[SUPPLIED DATA]
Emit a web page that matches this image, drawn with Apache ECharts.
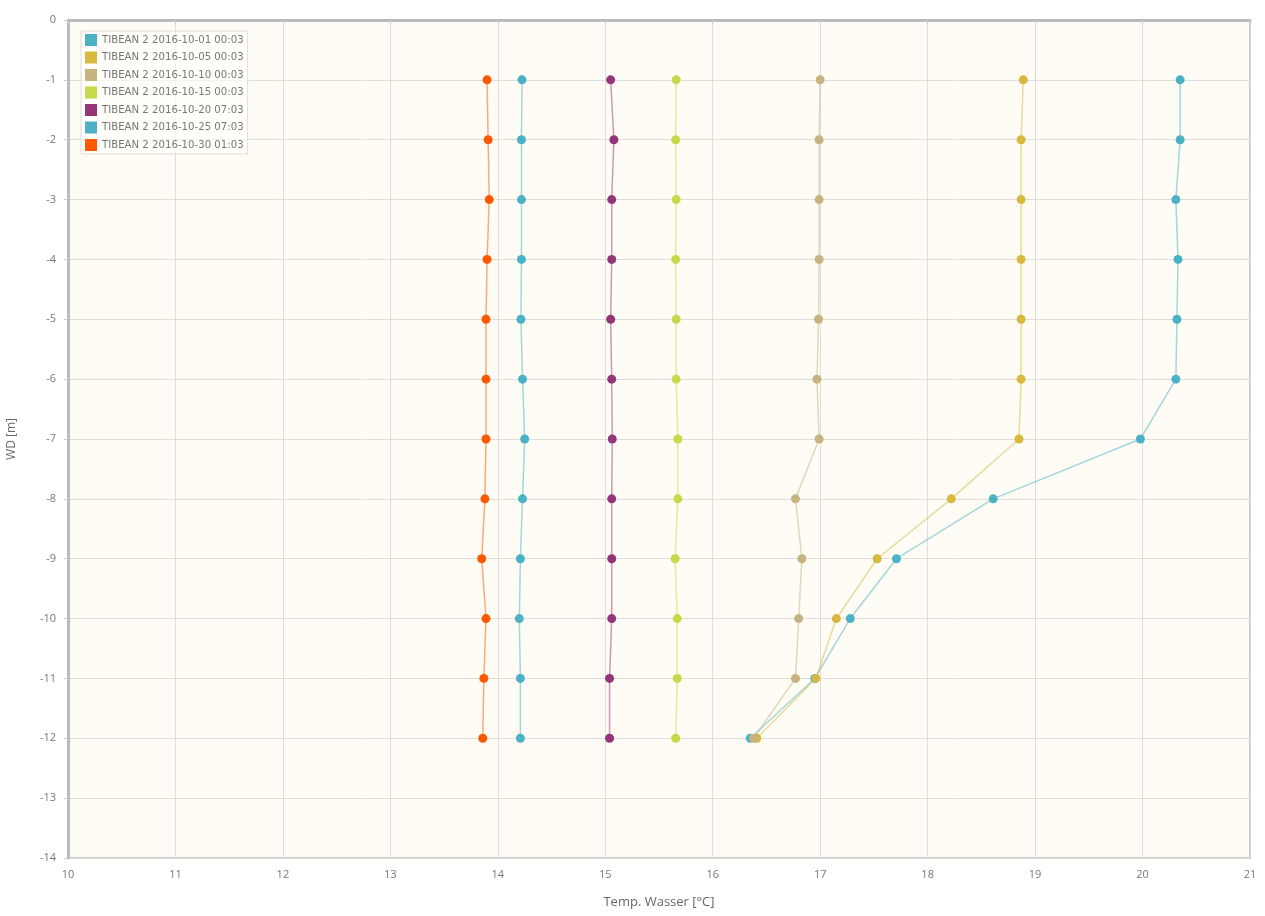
<!DOCTYPE html>
<html>
<head>
<meta charset="utf-8">
<script src="https://cdn.jsdelivr.net/npm/echarts@6/dist/echarts.min.js"></script>
<style>
html,body{margin:0;padding:0;background:#fff;}
#c{width:1265px;height:916px;}
</style>
</head>
<body>
<div id="c"></div>
<script>
var depths = [-1, -2, -3, -4, -5, -6, -7, -8, -9, -10, -11, -12];
var seriesNames = [
  'TIBEAN 2 2016-10-01 00:03',
  'TIBEAN 2 2016-10-05 00:03',
  'TIBEAN 2 2016-10-10 00:03',
  'TIBEAN 2 2016-10-15 00:03',
  'TIBEAN 2 2016-10-20 07:03',
  'TIBEAN 2 2016-10-25 07:03',
  'TIBEAN 2 2016-10-30 01:03'
];
var temp1001 = [20.35, 20.35, 20.31, 20.33, 20.32, 20.31, 19.98, 18.61, 17.71, 17.28, 16.95, 16.35];
var temp1005 = [18.89, 18.87, 18.87, 18.87, 18.87, 18.87, 18.85, 18.22, 17.53, 17.15, 16.96, 16.41];
var temp1010 = [17.00, 16.99, 16.99, 16.99, 16.985, 16.97, 16.99, 16.77, 16.83, 16.80, 16.77, 16.38];
var temp1015 = [15.66, 15.655, 15.66, 15.655, 15.66, 15.66, 15.675, 15.675, 15.65, 15.67, 15.67, 15.655];
var temp1020 = [15.05, 15.08, 15.06, 15.06, 15.05, 15.06, 15.065, 15.06, 15.06, 15.06, 15.04, 15.04];
var temp1025 = [14.225, 14.22, 14.22, 14.22, 14.215, 14.23, 14.25, 14.23, 14.21, 14.20, 14.21, 14.21];
var temp1030 = [13.90, 13.91, 13.92, 13.90, 13.89, 13.89, 13.89, 13.88, 13.85, 13.89, 13.87, 13.86];
var xTicks = [10, 11, 12, 13, 14, 15, 16, 17, 18, 19, 20, 21];
var yTicks = [0, -1, -2, -3, -4, -5, -6, -7, -8, -9, -10, -11, -12, -13, -14];

var allTemps = [temp1001, temp1005, temp1010, temp1015, temp1020, temp1025, temp1030];
var colors = ['#4bb2c5', '#d8b83f', '#c5b47f', '#c7d94a', '#953579', '#4bb2c5', '#ff5800'];

var series = allTemps.map(function (t, k) {
  return {
    name: seriesNames[k],
    type: 'line',
    data: depths.map(function (d, i) { return [t[i], d]; }),
    symbol: 'circle',
    symbolSize: 9,
    itemStyle: { color: colors[k] },
    lineStyle: { color: colors[k], width: 1.5, opacity: 0.5 },
    emphasis: { disabled: true },
    animation: false
  };
});

var chart = echarts.init(document.getElementById('c'));
chart.setOption({
  backgroundColor: '#ffffff',
  animation: false,
  color: colors,
  grid: {
    left: 68, right: 15, top: 20, bottom: 58,
    outerBoundsMode: 'none',
    containLabel: false,
    show: true, backgroundColor: '#fefcf5', borderColor: '#c8c8c8', borderWidth: 2
  },
  legend: {
    orient: 'vertical',
    left: 81, top: 31,
    icon: 'rect',
    itemWidth: 12, itemHeight: 12,
    itemGap: 5.5,
    padding: [3, 4, 3, 4],
    backgroundColor: 'rgba(255,255,255,0.6)',
    borderColor: '#dddddd', borderWidth: 1,
    textStyle: { fontSize: 11.3, color: '#777', fontFamily: 'DejaVu Sans Condensed' },
    data: seriesNames
  },
  xAxis: {
    type: 'value',
    min: xTicks[0], max: xTicks[xTicks.length - 1], interval: 1,
    name: 'Temp. Wasser [°C]', nameLocation: 'middle', nameGap: 38,
    nameTextStyle: { fontSize: 13, color: '#666', fontFamily: 'Open Sans' },
    axisLine: { show: true, lineStyle: { color: '#bbbbbb', width: 3 } },
    axisTick: { show: true, length: 4, lineStyle: { color: '#cccccc' } },
    axisLabel: { fontSize: 11, color: '#777', margin: 11, fontFamily: 'Open Sans' },
    splitLine: { show: true, lineStyle: { color: '#dedede', width: 1 } }
  },
  yAxis: {
    type: 'value',
    min: yTicks[yTicks.length - 1], max: yTicks[0], interval: 1,
    name: 'WD [m]', nameLocation: 'middle', nameGap: 50, nameRotate: 90,
    nameTextStyle: { fontSize: 12, color: '#666', fontFamily: 'Open Sans' },
    axisLine: { show: true, lineStyle: { color: '#bbbbbb', width: 3 } },
    axisTick: { show: true, length: 4, lineStyle: { color: '#cccccc' } },
    axisLabel: { fontSize: 11, color: '#777', margin: 12, fontFamily: 'Open Sans' },
    splitLine: { show: true, lineStyle: { color: '#dedede', width: 1 } }
  },
  series: series
});
</script>
</body>
</html>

[AIM] Copy out all the data exactly; skip the pictures.

[WRITTEN RESPONSE]
Emit a web page that matches this image, drawn with Apache ECharts.
<!DOCTYPE html>
<html>
<head>
<meta charset="utf-8">
<script src="https://cdn.jsdelivr.net/npm/echarts@6/dist/echarts.min.js"></script>
<style>
html,body{margin:0;padding:0;background:#fff;}
#c{width:1265px;height:916px;}
</style>
</head>
<body>
<div id="c"></div>
<script>
var depths = [-1, -2, -3, -4, -5, -6, -7, -8, -9, -10, -11, -12];
var seriesNames = [
  'TIBEAN 2 2016-10-01 00:03',
  'TIBEAN 2 2016-10-05 00:03',
  'TIBEAN 2 2016-10-10 00:03',
  'TIBEAN 2 2016-10-15 00:03',
  'TIBEAN 2 2016-10-20 07:03',
  'TIBEAN 2 2016-10-25 07:03',
  'TIBEAN 2 2016-10-30 01:03'
];
var temp1001 = [20.35, 20.35, 20.31, 20.33, 20.32, 20.31, 19.98, 18.61, 17.71, 17.28, 16.95, 16.35];
var temp1005 = [18.89, 18.87, 18.87, 18.87, 18.87, 18.87, 18.85, 18.22, 17.53, 17.15, 16.96, 16.41];
var temp1010 = [17.00, 16.99, 16.99, 16.99, 16.985, 16.97, 16.99, 16.77, 16.83, 16.80, 16.77, 16.38];
var temp1015 = [15.66, 15.655, 15.66, 15.655, 15.66, 15.66, 15.675, 15.675, 15.65, 15.67, 15.67, 15.655];
var temp1020 = [15.05, 15.08, 15.06, 15.06, 15.05, 15.06, 15.065, 15.06, 15.06, 15.06, 15.04, 15.04];
var temp1025 = [14.225, 14.22, 14.22, 14.22, 14.215, 14.23, 14.25, 14.23, 14.21, 14.20, 14.21, 14.21];
var temp1030 = [13.90, 13.91, 13.92, 13.90, 13.89, 13.89, 13.89, 13.88, 13.85, 13.89, 13.87, 13.86];
var xTicks = [10, 11, 12, 13, 14, 15, 16, 17, 18, 19, 20, 21];
var yTicks = [0, -1, -2, -3, -4, -5, -6, -7, -8, -9, -10, -11, -12, -13, -14];

var allTemps = [temp1001, temp1005, temp1010, temp1015, temp1020, temp1025, temp1030];
var colors = ['#4bb2c5', '#d8b83f', '#c5b47f', '#c7d94a', '#953579', '#4bb2c5', '#ff5800'];

var series = allTemps.map(function (t, k) {
  return {
    name: seriesNames[k],
    type: 'line',
    data: depths.map(function (d, i) { return [t[i], d]; }),
    symbol: 'circle',
    symbolSize: 9,
    itemStyle: { color: colors[k] },
    lineStyle: { color: colors[k], width: 1.5, opacity: 0.5 },
    emphasis: { disabled: true },
    animation: false
  };
});

var chart = echarts.init(document.getElementById('c'));
chart.setOption({
  backgroundColor: '#ffffff',
  animation: false,
  color: colors,
  grid: {
    left: 68, right: 15, top: 20, bottom: 58,
    outerBoundsMode: 'none',
    containLabel: false,
    show: true, backgroundColor: '#fefcf5', borderColor: '#c8c8c8', borderWidth: 2
  },
  legend: {
    orient: 'vertical',
    left: 81, top: 31,
    icon: 'rect',
    itemWidth: 12, itemHeight: 12,
    itemGap: 5.5,
    padding: [3, 4, 3, 4],
    backgroundColor: 'rgba(255,255,255,0.6)',
    borderColor: '#dddddd', borderWidth: 1,
    textStyle: { fontSize: 11.3, color: '#777', fontFamily: 'DejaVu Sans Condensed' },
    data: seriesNames
  },
  xAxis: {
    type: 'value',
    min: xTicks[0], max: xTicks[xTicks.length - 1], interval: 1,
    name: 'Temp. Wasser [°C]', nameLocation: 'middle', nameGap: 38,
    nameTextStyle: { fontSize: 13, color: '#666', fontFamily: 'Open Sans' },
    axisLine: { show: true, lineStyle: { color: '#bbbbbb', width: 3 } },
    axisTick: { show: true, length: 4, lineStyle: { color: '#cccccc' } },
    axisLabel: { fontSize: 11, color: '#777', margin: 11, fontFamily: 'Open Sans' },
    splitLine: { show: true, lineStyle: { color: '#dedede', width: 1 } }
  },
  yAxis: {
    type: 'value',
    min: yTicks[yTicks.length - 1], max: yTicks[0], interval: 1,
    name: 'WD [m]', nameLocation: 'middle', nameGap: 50, nameRotate: 90,
    nameTextStyle: { fontSize: 12, color: '#666', fontFamily: 'Open Sans' },
    axisLine: { show: true, lineStyle: { color: '#bbbbbb', width: 3 } },
    axisTick: { show: true, length: 4, lineStyle: { color: '#cccccc' } },
    axisLabel: { fontSize: 11, color: '#777', margin: 12, fontFamily: 'Open Sans' },
    splitLine: { show: true, lineStyle: { color: '#dedede', width: 1 } }
  },
  series: series
});
</script>
</body>
</html>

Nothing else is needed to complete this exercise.